Radiative effects of elevated aerosol layer in Central Himalayas

Abstract

Systematic observations of light detection and ranging (LIDAR) to detect elevated aerosol layer were carried out at Manora Peak (29.4° N, 79.5° E, ∼1960 m a.s.l), Nainital, in the Central Himalayas during January–May 2008. In spite of being a remote, high-altitude site, an elevated aerosol layer is observed quite frequently in the altitude range of 2460–4460 m a.s.l with a width of ∼2 km during the observation period. We compare these profiles with the vertical profiles observed over Gadanki (13.5° N, 79.2° E, ∼370 m a.s.l), a tropical station, where no such elevated aerosol layer was found. Further, there is a steady increase in aerosol optical depth (AOD) from January (winter) to May (summer) from 0.043 to 0.742, respectively, at Manora Peak, indicating aerosol loading in the atmosphere. Our observations show north-westerly winds indicating the convective lifting of aerosols from far-off regions followed by horizontal long-range transport.

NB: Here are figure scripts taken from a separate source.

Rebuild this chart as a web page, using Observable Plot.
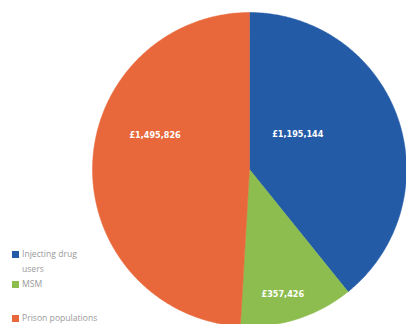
<!DOCTYPE html>
<html>
<head>
<meta charset="utf-8">
<script src="https://cdn.jsdelivr.net/npm/d3@7"></script>
<script src="https://cdn.jsdelivr.net/npm/@observablehq/plot@0.6"></script>
<style>
  html, body { margin: 0; padding: 0; background: #fff; }
  #wrap { position: relative; width: 406px; height: 324px; overflow: hidden; }
  #legend { position: absolute; left: 0; top: 0; font-family: "Open Sans", sans-serif; font-size: 8.6px; color: #9a9a9a; }
  .sw { position: absolute; width: 7px; height: 7px; }
  .tx { position: absolute; white-space: nowrap; line-height: 10px; }
</style>
</head>
<body>
<div id="wrap"><div id="legend"></div></div>
<script>
// Data
const categories = ["Injecting drug users", "MSM", "Prison populations"];
const values = [1195144, 357426, 1495826];
const valueLabels = ["£1,195,144", "£357,426", "£1,495,826"];
const colors = ["#235ba7", "#8dbd4f", "#e8683b"];

// Layout (label placement in polar units: angle clockwise from top in degrees, radius as fraction)
const labelAngle = [54, 165, 290];
const labelRadius = [0.38, 0.82, 0.64];

const W = 406, H = 324, cx = 249, cy = 169, R = 157;

const arcs = d3.pie().sort(null).value(d => d)(values);
const slicePts = [];
arcs.forEach((a, i) => {
  slicePts.push({cat: categories[i], x: 0, y: 0});
  const n = Math.max(2, Math.ceil((a.endAngle - a.startAngle) / (Math.PI / 360)));
  for (let k = 0; k <= n; k++) {
    const t = a.startAngle + (a.endAngle - a.startAngle) * k / n;
    slicePts.push({cat: categories[i], x: Math.sin(t), y: Math.cos(t)});
  }
  slicePts.push({cat: categories[i], x: 0, y: 0});
});

const labels = categories.map((c, i) => {
  const t = labelAngle[i] * Math.PI / 180;
  return {cat: c, text: valueLabels[i], x: labelRadius[i] * Math.sin(t), y: labelRadius[i] * Math.cos(t)};
});

const chart = Plot.plot({
  width: W, height: H,
  margin: 0,
  x: {domain: [-cx / R, (W - cx) / R], axis: null},
  y: {domain: [(cy - H) / R, cy / R], axis: null},
  color: {domain: categories, range: colors},
  marks: [
    Plot.line(slicePts, {x: "x", y: "y", z: "cat", fill: "cat", stroke: "cat", strokeWidth: 0.5, curve: "linear"}),
    Plot.text(labels, {x: "x", y: "y", text: "text", fill: "white", fontSize: 9, fontWeight: "bold", fontFamily: "DejaVu Sans Condensed, sans-serif"})
  ]
});
document.getElementById("wrap").prepend(chart);

// Legend
const legend = document.getElementById("legend");
const items = [
  {i: 0, sq: 251, lines: [["Injecting drug", 249], ["users", 264]]},
  {i: 1, sq: 281, lines: [["MSM", 279]]},
  {i: 2, sq: 315, lines: [["Prison populations", 313]]}
];
items.forEach(it => {
  const s = document.createElement("div");
  s.className = "sw";
  s.style.left = "12px";
  s.style.top = it.sq + "px";
  s.style.background = colors[it.i];
  legend.appendChild(s);
  it.lines.forEach(([t, y]) => {
    const d = document.createElement("div");
    d.className = "tx";
    d.style.left = "22px";
    d.style.top = y + "px";
    d.textContent = t;
    legend.appendChild(d);
  });
});
</script>
</body>
</html>
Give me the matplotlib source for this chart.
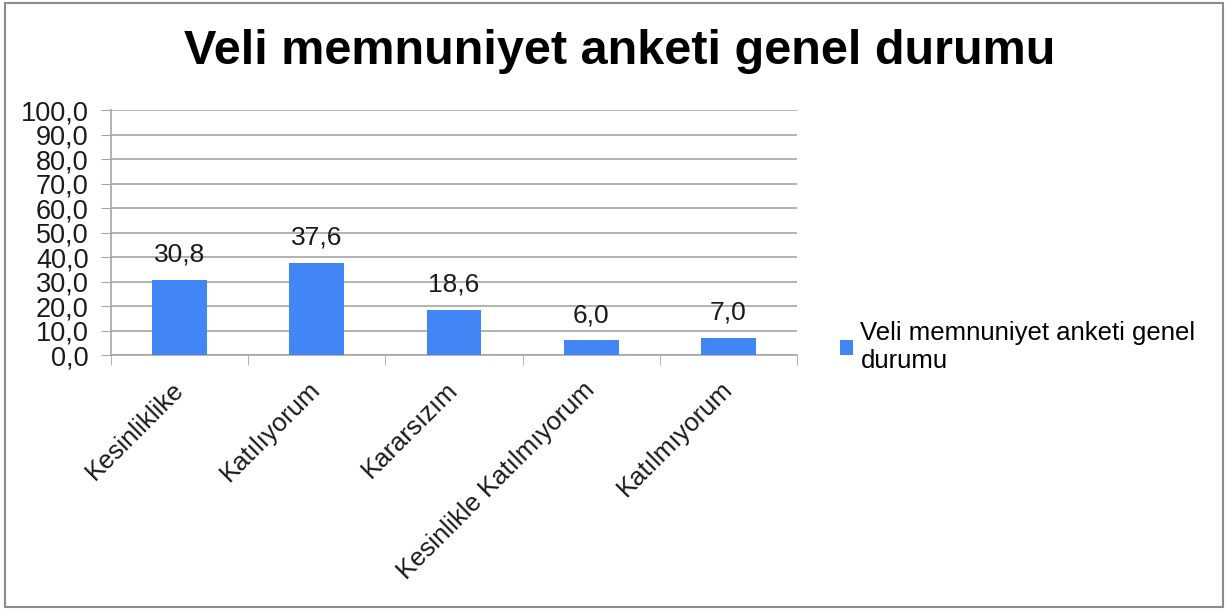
import matplotlib
matplotlib.use('Agg')
import matplotlib.pyplot as plt
from matplotlib.patches import Rectangle
from matplotlib.ticker import FixedLocator, FuncFormatter

# Data
categories = ['Kesinliklike', 'Katılıyorum', 'Kararsızım',
              'Kesinlikle Katılmıyorum', 'Katılmıyorum']
values = [30.8, 37.6, 18.6, 6.0, 7.0]
series_name = 'Veli memnuniyet anketi genel durumu'
y_ticks = [0, 10, 20, 30, 40, 50, 60, 70, 80, 90, 100]

plt.rcParams['font.family'] = ['Liberation Sans', 'DejaVu Sans']

bar_color = '#4285F4'
grid_color = '#a6a6a6'


def comma_fmt(v, pos=None):
    return f'{v:.1f}'.replace('.', ',')


fig = plt.figure(figsize=(12.27, 6.09), dpi=100)
ax = fig.add_axes([0.0905, 0.417, 0.559, 0.402])

x = list(range(len(categories)))
bars = ax.bar(x, values, width=0.4, color=bar_color, label='Veli memnuniyet anketi genel\ndurumu', zorder=3)

# value labels above the bars
for xi, v in zip(x, values):
    ax.annotate(comma_fmt(v), (xi, v), xytext=(0, 13), textcoords='offset points',
                ha='center', va='baseline', fontsize=19, color='#1a1a1a')

ax.set_xlim(-0.5, len(categories) - 0.5)
ax.set_ylim(0, 100)
ax.set_yticks(y_ticks)
ax.yaxis.set_major_formatter(FuncFormatter(comma_fmt))
ax.tick_params(axis='y', labelsize=19.5, length=7, color=grid_color, pad=9, labelcolor='#1a1a1a')
ax.grid(axis='y', color=grid_color, linewidth=1.2, zorder=0)

# category labels centered, ticks on boundaries
ax.set_xticks(x)
ax.set_xticklabels(categories, rotation=45, ha='right', va='center',
                   rotation_mode='anchor', fontsize=18.5, color='#1a1a1a')
ax.tick_params(axis='x', which='major', length=0, pad=22)
ax.xaxis.set_minor_locator(FixedLocator([i - 0.5 for i in range(len(categories) + 1)]))
ax.tick_params(axis='x', which='minor', length=7, color=grid_color)

for side in ['top', 'right']:
    ax.spines[side].set_visible(False)
for side in ['left', 'bottom']:
    ax.spines[side].set_color(grid_color)
    ax.spines[side].set_linewidth(1.2)

fig.text(0.505, 0.916, series_name, ha='center', va='center',
         fontsize=35, fontweight='bold',
         family=['Liberation Sans Narrow', 'Liberation Sans'])

ax.legend(loc='center left', bbox_to_anchor=(0.674, 0.43),
          bbox_transform=fig.transFigure, frameon=False, fontsize=18.5,
          handlelength=0.5, handleheight=0.5, handletextpad=0.3,
          labelspacing=0.35, borderpad=0)

fig.patches.append(Rectangle((0.004, 0.004), 0.993, 0.991, transform=fig.transFigure,
                             fill=False, edgecolor='#8c8c8c', linewidth=1.5))

fig.savefig('out.png', dpi=100)
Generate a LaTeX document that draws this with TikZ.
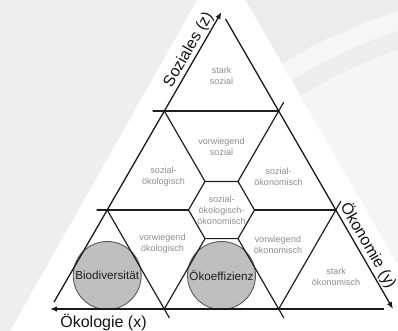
\documentclass[tikz,border=0pt]{standalone}
\usepackage{fontspec}
\setmainfont{Liberation Sans}
\usetikzlibrary{arrows.meta}
\begin{document}
\begin{tikzpicture}[x=1pt,y=-1pt,
  gridline/.style={line width=1.2pt, draw=black!88, line cap=round},
  axis/.style={line width=1.3pt, draw=black!90, -{Latex[length=7pt,width=5.5pt]}},
  cell/.style={align=center, text=black!45, font=\fontsize{9}{11}\selectfont, inner sep=0pt},
  bubble/.style={circle, draw=black!65, fill=black!25, line width=0.9pt, minimum size=68pt, inner sep=0pt, font=\fontsize{11.7}{13}\selectfont, text=black!88},
  axlabel/.style={font=\fontsize{16}{18}\selectfont, text=black!92, inner sep=0pt}]
\useasboundingbox (0,0) rectangle (398,331);
% background
\fill[white] (0,0) rectangle (398,331);
\fill[black!6.5] (0,0) -- (197,0) -- (10,331) -- (0,331) -- cycle;
\begin{scope}
  \clip (245.5,0) -- (398,264) -- (398,0) -- cycle;
  \fill[black!7.5] (0,0) rectangle (398,331);
  \fill[black!3.5] (560,520) circle[radius=534pt];
  \fill[black!7] (560,520) circle[radius=515pt];
  \fill[black!4] (560,520) circle[radius=497pt];
\end{scope}
% key points
\coordinate (A) at (221.5,12);
\coordinate (L) at (50,309);
\coordinate (R) at (393,309);
\coordinate (zs) at (54,302.1);
\coordinate (ys) at (225.5,18.9);
\coordinate (xs) at (384,309);
\coordinate (P1) at (164.3,111);
\coordinate (P2) at (278.7,111);
\coordinate (Q1) at (107.2,210);
\coordinate (Q2) at (335.8,210);
\coordinate (B1) at (164.3,309);
\coordinate (B2) at (278.7,309);
\coordinate (H1) at (188.5,210);
\coordinate (H2) at (205,181.4);
\coordinate (H3) at (238,181.4);
\coordinate (H4) at (254.5,210);
\coordinate (H5) at (238,238.6);
\coordinate (H6) at (205,238.6);
\coordinate (E0) at (153,111);
\coordinate (E1) at (283.7,102.3);
\coordinate (E2) at (97,210);
\coordinate (E3) at (169.3,317.7);
\coordinate (E4) at (283.7,317.7);
\coordinate (E5) at (340.8,201.3);
% circles
\node[bubble] (bio) at (107.2,275.5) {Biodiversität};
\node[bubble] (oko) at (221.5,275.5) {Ökoeffizienz};
% grid
\draw[gridline] (E0) -- (P2);
\draw[gridline] (E2) -- (H1);
\draw[gridline] (H4) -- (Q2);
\draw[gridline] (P1) -- (H2);
\draw[gridline] (H3) -- (E1);
\draw[gridline] (Q1) -- (E3);
\draw[gridline] (H6) -- (B1);
\draw[gridline] (H5) -- (E4);
\draw[gridline] (B2) -- (E5);
\draw[gridline] (H1) -- (H2) -- (H3) -- (H4) -- (H5) -- (H6) -- cycle;
% axes
\draw[axis] (zs) -- (A);
\draw[axis] (ys) -- (R);
\draw[axis] (xs) -- (L);
% axis labels
\node[axlabel, anchor=base] (xl) at (103.5,327) {Ökologie (x)};
\node[axlabel, anchor=base, rotate=60] (zl) at (192.5,52) {Soziales (z)};
\node[axlabel, anchor=base, rotate=-60] (yl) at (364,248) {Ökonomie (y)};
% cell labels
\node[cell] (c1) at (221.5,76) {stark\\sozial};
\node[cell] (c2) at (221.5,147) {vorwiegend\\sozial};
\node[cell] (c3) at (163.5,176.5) {sozial-\\ökologisch};
\node[cell] (c4) at (278.5,176.5) {sozial-\\ökonomisch};
\node[cell] (c5) at (221.5,210) {sozial-\\ökologisch-\\ökonomisch};
\node[cell] (c6) at (162.5,243.5) {vorwiegend\\ökologisch};
\node[cell] (c7) at (278,245) {vorwiegend\\ökonomisch};
\node[cell] (c8) at (336,276.5) {stark\\ökonomisch};
\end{tikzpicture}
\end{document}
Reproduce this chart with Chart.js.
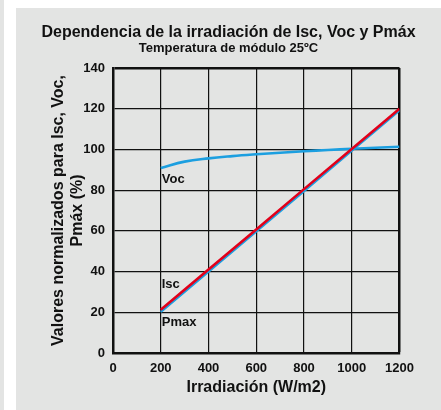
<!DOCTYPE html>
<html>
<head>
<meta charset="utf-8">
<title>Dependencia de la irradiación de Isc, Voc y Pmáx</title>
<script src="https://cdn.jsdelivr.net/npm/chart.js@4.4.0/dist/chart.umd.min.js"></script>
<style>
  html, body { margin: 0; padding: 0; background: #fff; }
  body { width: 441px; height: 410px; position: relative; overflow: hidden; }
  #strip { position: absolute; left: 0; top: 0; width: 4px; height: 410px; background: #e3e4e3; }
  #panel { position: absolute; left: 16px; top: 8px; width: 425px; height: 402px; background: #e3e4e3; }
</style>
</head>
<body>
<div id="strip"></div>
<div id="panel"><canvas id="chart"></canvas></div>
<script>
// Values
const lineIrr = [200, 400, 600, 800, 1000, 1200];
const iscValues = [21.3, 41.0, 60.7, 80.5, 100.2, 120.0];
const pmaxValues = [20.2, 40.0, 59.8, 79.6, 99.5, 119.3];

const vocIrr = [200, 300, 400, 500, 600, 700, 800, 900, 1000, 1100, 1200];
const vocValues = [90.9, 94.0, 95.6, 96.7, 97.6, 98.4, 99.1, 99.7, 100.3, 100.8, 101.3];

const xTicks = [0, 200, 400, 600, 800, 1000, 1200];
const yTicks = [0, 20, 40, 60, 80, 100, 120, 140];

// curve names written inside the plot, anchored in data units
const curveLabels = ["Voc", "Isc", "Pmax"];
const labelIrr = [200, 200, 200];
const labelVal = [85.3, 33.5, 14.8];

const ink = "#111";
const blue = "#1c9fe0";
const red = "#e2001a";

function toPoints(xs, ys) {
  return xs.map((x, i) => ({ x: x, y: ys[i] }));
}

Chart.defaults.font.family = '"Liberation Sans", Arial, Helvetica, sans-serif';
Chart.defaults.color = ink;

// writes Voc / Isc / Pmax next to the curves
const curveLabelPlugin = {
  id: "curveLabels",
  afterDatasetsDraw(chart) {
    const ctx = chart.ctx;
    const xs = chart.scales.x;
    const ys = chart.scales.y;
    ctx.save();
    ctx.font = 'bold 13px "Liberation Sans", Arial, sans-serif';
    ctx.fillStyle = ink;
    ctx.textAlign = "left";
    ctx.textBaseline = "middle";
    curveLabels.forEach((txt, i) => {
      ctx.fillText(txt, xs.getPixelForValue(labelIrr[i]) + 1, ys.getPixelForValue(labelVal[i]));
    });
    ctx.restore();
  },
};

new Chart(document.getElementById("chart"), {
  type: "line",
  data: {
    datasets: [
      {
        label: "Isc",
        data: toPoints(lineIrr, iscValues),
        borderColor: red,
        borderWidth: 2.6,
        pointRadius: 0,
        fill: false,
      },
      {
        label: "Pmax",
        data: toPoints(lineIrr, pmaxValues),
        borderColor: blue,
        borderWidth: 2.6,
        pointRadius: 0,
        fill: false,
      },
      {
        label: "Voc",
        data: toPoints(vocIrr, vocValues),
        borderColor: blue,
        borderWidth: 2.6,
        pointRadius: 0,
        tension: 0.4,
        fill: false,
      },
    ],
  },
  options: {
    responsive: true,
    maintainAspectRatio: false,
    animation: false,
    devicePixelRatio: 1,
    layout: { padding: 0 },
    plugins: {
      legend: { display: false },
      tooltip: { enabled: false },
      title: {
        display: true,
        text: "Dependencia de la irradiación de Isc, Voc y Pmáx",
        color: ink,
        font: { size: 16, weight: "bold", lineHeight: 1 },
        padding: { top: 16.5, bottom: 0 },
      },
      subtitle: {
        display: true,
        text: "Temperatura de módulo 25ºC",
        color: ink,
        font: { size: 13, weight: "bold", lineHeight: 1 },
        padding: { top: 1.5, bottom: 13 },
      },
    },
    scales: {
      x: {
        type: "linear",
        min: 0,
        max: 1200,
        afterBuildTicks: (s) => { s.ticks = xTicks.map((v) => ({ value: v })); },
        afterFit: (s) => { s.height = 57; },
        ticks: {
          color: ink,
          font: { size: 13, weight: "bold" },
          padding: 8,
          maxRotation: 0,
          autoSkip: false,
          callback: (v) => String(v),
        },
        grid: {
          color: ink,
          lineWidth: (c) => (c.tick && c.tick.value === 1200 ? 2.5 : 1.2),
          drawTicks: false,
        },
        border: { color: ink, width: 2.5 },
        title: {
          display: true,
          text: "Irradiación (W/m2)",
          color: ink,
          font: { size: 16, weight: "bold", lineHeight: 1.2 },
          padding: { top: 0, bottom: 12.5 },
        },
      },
      y: {
        min: 0,
        max: 140,
        afterBuildTicks: (s) => { s.ticks = yTicks.map((v) => ({ value: v })); },
        afterFit: (s) => { s.width = 97; },
        ticks: {
          color: ink,
          font: { size: 13, weight: "bold" },
          padding: 8,
          autoSkip: false,
          callback: (v) => String(v),
        },
        grid: {
          color: ink,
          lineWidth: (c) => (c.tick && c.tick.value === 140 ? 2.5 : 1.2),
          drawTicks: false,
        },
        border: { color: ink, width: 2.5 },
        title: {
          display: true,
          text: ["Valores normalizados para Isc, Voc,", "Pmáx (%)"],
          color: ink,
          font: { size: 16, weight: "bold", lineHeight: 1.2 },
          padding: { top: 33, bottom: 0 },
        },
      },
      // empty right-hand axis that only reserves the margin, so the title stays centred on the panel
      yRight: {
        position: "right",
        min: 0,
        max: 140,
        afterFit: (s) => { s.width = 41.5; },
        ticks: { display: false },
        grid: { display: false, drawOnChartArea: false },
        border: { display: false },
      },
    },
  },
  plugins: [curveLabelPlugin],
});
</script>
</body>
</html>
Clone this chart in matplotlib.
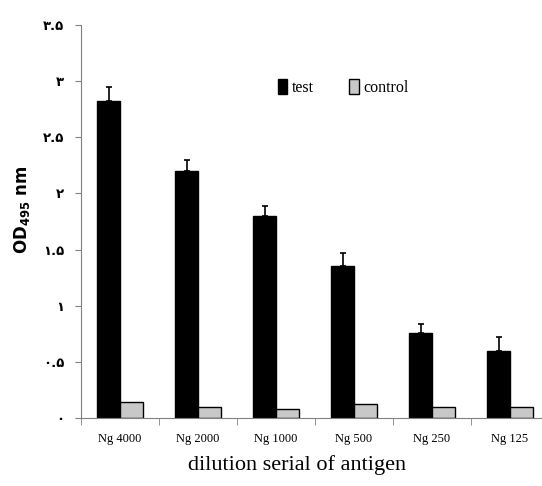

The presence of strongly absorbing and scattering aerosols in the elevated layer resulted in a relatively large diurnal mean aerosol surface radiative forcing efficiency (forcing per unit optical depth) of about −65 and −63 W m−2 and the corresponding mean reduction in the observed net solar flux at the surface (cooling effect) is as high as −22 and −30 W m−2. The reduction of radiation will heat the lower atmosphere by redistributing the radiation with heating rate of 1.13 and 1.31 K day−1 for April and May 2008, respectively, in the lower atmosphere.